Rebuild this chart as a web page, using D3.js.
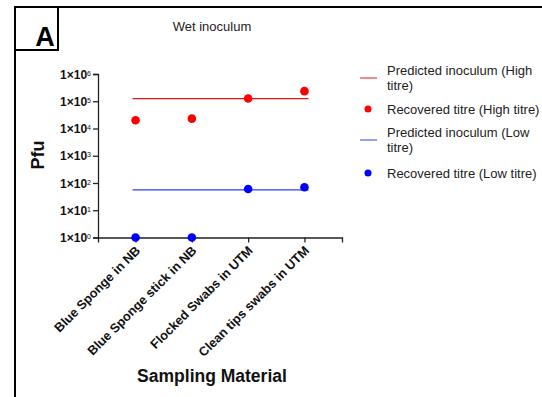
<!DOCTYPE html>
<html>
<head>
<meta charset="utf-8">
<script src="https://cdn.jsdelivr.net/npm/d3@7"></script>
<style>
  body { margin: 0; background: #fff; }
  text { font-family: Arial, "Liberation Sans", sans-serif; }
</style>
</head>
<body>
<div id="chart"></div>
<script>
const categories = ['Blue Sponge in NB', 'Blue Sponge stick in NB', 'Flocked Swabs in UTM', 'Clean tips swabs in UTM']
const predictedHigh = 124000
const predictedLow = 56
const recoveredHigh = [20000, 23000, 126000, 235000]
const recoveredLow = [1, 1, 60, 70]
const yTicks = [0, 1, 2, 3, 4, 5, 6]
const legendItems = [
    { kind: 'line', color: '#e8141c', lines: ['Predicted inoculum (High', 'titre)'] },
    { kind: 'dot', color: '#ff0000', lines: ['Recovered titre (High titre)'] },
    { kind: 'line', color: '#2b3cf0', lines: ['Predicted inoculum (Low', 'titre)'] },
    { kind: 'dot', color: '#0000ff', lines: ['Recovered titre (Low titre)'] }
]

const width = 542
const height = 397

const svg = d3.select('#chart')
    .append('svg')
    .attr('width', width)
    .attr('height', height)

// panel frame + "A" box
svg.append('line').attr('x1', 15).attr('y1', 7).attr('x2', width).attr('y2', 7)
    .attr('stroke', '#000').attr('stroke-width', 2)
svg.append('line').attr('x1', 15).attr('y1', 7).attr('x2', 15).attr('y2', height)
    .attr('stroke', '#000').attr('stroke-width', 2)
svg.append('rect').attr('x', 15).attr('y', 7).attr('width', 43).attr('height', 43)
    .attr('fill', 'none').attr('stroke', '#000').attr('stroke-width', 2)
svg.append('text').attr('x', 45).attr('y', 46).attr('text-anchor', 'middle')
    .attr('font-size', 27).attr('font-weight', 'bold').text('A')

svg.append('text').attr('x', 212).attr('y', 31).attr('text-anchor', 'middle')
    .attr('font-size', 13).attr('fill', '#222').text('Wet inoculum')

const xScale = d3.scalePoint().domain(categories).range([98, 342]).padding(0.667)
const yScale = d3.scaleLog().domain([1, 1e6]).range([237.5, 74])

// y axis
const yAxis = d3.axisLeft(yScale)
    .tickValues(yTicks.map((e) => Math.pow(10, e)))
    .tickSize(5)
    .tickFormat(() => '')
const gy = svg.append('g').attr('transform', 'translate(98, 0)').call(yAxis)
gy.select('.domain').attr('stroke', '#222').attr('stroke-width', 1.3)
gy.selectAll('.tick line').attr('stroke', '#222').attr('stroke-width', 1.3)
gy.selectAll('.tick').each(function (d) {
    const t = d3.select(this).append('text')
        .attr('x', -7).attr('dy', '0.35em').attr('text-anchor', 'end')
        .attr('fill', '#111').attr('font-size', 12).attr('font-weight', 'bold')
    t.append('tspan').text('1×10')
    t.append('tspan').attr('dy', '-0.45em').attr('font-size', 7).attr('font-weight', 'normal')
        .text(Math.round(Math.log10(d)))
})

// x axis
const xAxis = d3.axisBottom(xScale).tickSize(5).tickFormat(() => '')
const gx = svg.append('g').attr('transform', 'translate(0, 237.5)').call(xAxis)
gx.select('.domain').attr('stroke', '#222').attr('stroke-width', 1.3)
gx.selectAll('.tick line').attr('stroke', '#222').attr('stroke-width', 1.3)
gx.selectAll('.tick').append('text')
    .attr('transform', 'translate(5, 14) rotate(-45)')
    .attr('text-anchor', 'end')
    .attr('fill', '#111').attr('font-size', 12.8).attr('font-weight', 'bold')
    .text((d) => d)

// predicted lines
const x0 = xScale(categories[0]) - 3
const x1 = xScale(categories[categories.length - 1]) + 4
svg.append('line').attr('x1', x0).attr('x2', x1)
    .attr('y1', yScale(predictedHigh)).attr('y2', yScale(predictedHigh))
    .attr('stroke', '#e8141c').attr('stroke-width', 1.2)
svg.append('line').attr('x1', x0).attr('x2', x1)
    .attr('y1', yScale(predictedLow)).attr('y2', yScale(predictedLow))
    .attr('stroke', '#2b3cf0').attr('stroke-width', 1.2)

// recovered dots
svg.selectAll('circle.high')
    .data(recoveredHigh)
    .enter()
    .append('circle')
    .attr('class', 'high')
    .attr('cx', (d, i) => xScale(categories[i]))
    .attr('cy', (d) => yScale(d))
    .attr('r', 4.3)
    .attr('fill', '#ff0000')
svg.selectAll('circle.low')
    .data(recoveredLow)
    .enter()
    .append('circle')
    .attr('class', 'low')
    .attr('cx', (d, i) => xScale(categories[i]))
    .attr('cy', (d) => yScale(d))
    .attr('r', 4.3)
    .attr('fill', '#0000ff')

// axis titles
svg.append('text').attr('transform', 'translate(44, 155) rotate(-90)')
    .attr('text-anchor', 'middle').attr('font-size', 18).attr('font-weight', 'bold')
    .attr('fill', '#111').text('Pfu')
svg.append('text').attr('x', 212).attr('y', 382).attr('text-anchor', 'middle')
    .attr('font-size', 17.5).attr('font-weight', 'bold').attr('fill', '#111')
    .text('Sampling Material')

// legend
const legendY = [78, 109, 140, 173]
legendItems.forEach((item, i) => {
    const g = svg.append('g').attr('transform', `translate(0, ${legendY[i]})`)
    if (item.kind === 'line') {
        g.append('line').attr('x1', 360).attr('x2', 377).attr('y1', 0).attr('y2', 0)
            .attr('stroke', item.color).attr('stroke-width', 1)
    } else {
        g.append('circle').attr('cx', 368).attr('cy', 0).attr('r', 3.5).attr('fill', item.color)
    }
    const t = g.append('text').attr('font-size', 13).attr('fill', '#222')
    const startY = item.lines.length === 2 ? -3 : 4.5
    item.lines.forEach((line, j) => {
        t.append('tspan').attr('x', 387).attr('y', startY + j * 15).text(line)
    })
})
</script>
</body>
</html>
######
Check every line for "chart" and show the ones that have it.

Rebuild this chart as a web page, using D3.js.
<div id="chart"></div>
const svg = d3.select('#chart')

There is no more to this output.